Crucially, the critical current is non‑reciprocal: I_c⁺ ≠ I_c⁻ even without any applied magnetic field. This diode asymmetry can be dramatically enhanced by a “training” current—an electric current of roughly five times the critical current applied for several minutes either at low temperature or above the superconducting transition (≈10 K). After training with a positive current, I_c⁺ becomes larger than I_c⁻, and the opposite occurs after negative training. The diode efficiency η = |I_c⁺ − I_c⁻|/(I_c⁺ + I_c⁻) reaches 0.39, surpassing previously reported values for non‑magnetic JTJs. The effect disappears above ~3.2 K and is erased when the device is warmed above 10 K, indicating that the training modifies a metastable charge configuration that is stable only at low temperature.

The authors attribute the JD behavior to the coexistence of positive and negative Josephson couplings within the same junction. The Hf₀.₈Zr₀.₂O₂ layer, a high‑κ dielectric known to exhibit ferroelectric‑like behavior at nanometer thicknesses, can host bound interface charges when an electric field is applied. These charges attract opposite mobile carriers, creating localized states that enable indirect Cooper‑pair tunneling with a π‑phase shift, i.e., a negative Josephson coupling. The superposition of the usual (positive) direct coupling and the negative indirect coupling yields a double‑well washboard potential for the phase difference φ. Within the resistively and capacitively shunted junction (RCSJ) model, this double‑minimum potential naturally produces two distinct stable phase states, leading to direction‑dependent critical currents and spontaneous breaking of time‑reversal symmetry (TRS) without any external magnetic field.

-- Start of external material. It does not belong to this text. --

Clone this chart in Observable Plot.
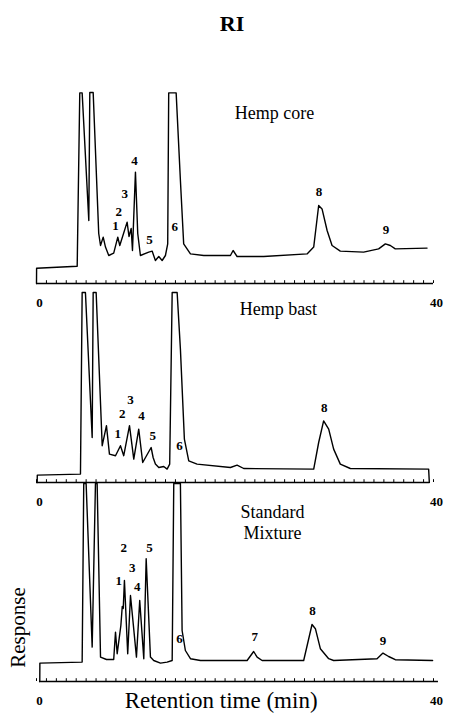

A modified RCSJ equation incorporating both sin φ and sin 2φ terms (the latter with a negative coefficient) reproduces the measured I‑V asymmetry and its dependence on training polarity. The retrapping current remains essentially reciprocal because high‑frequency damping, dominated by the external circuitry, masks any asymmetry in the dissipative channel.

The work establishes three key advances: (1) the first demonstration of a CMOS‑compatible Josephson diode with a large, electrically programmable non‑reciprocity; (2) the identification of indirect tunneling‑induced negative Josephson coupling as a new mechanism for spontaneous TRS breaking in JTJs; and (3) a practical route toward non‑volatile superconducting memory elements, where the diode polarity can be written electrically and retained at cryogenic temperatures. The findings open new avenues for integrating superconducting logic, quantum‑computing interconnects, and hybrid ferroelectric‑superconducting devices using standard semiconductor manufacturing infrastructure.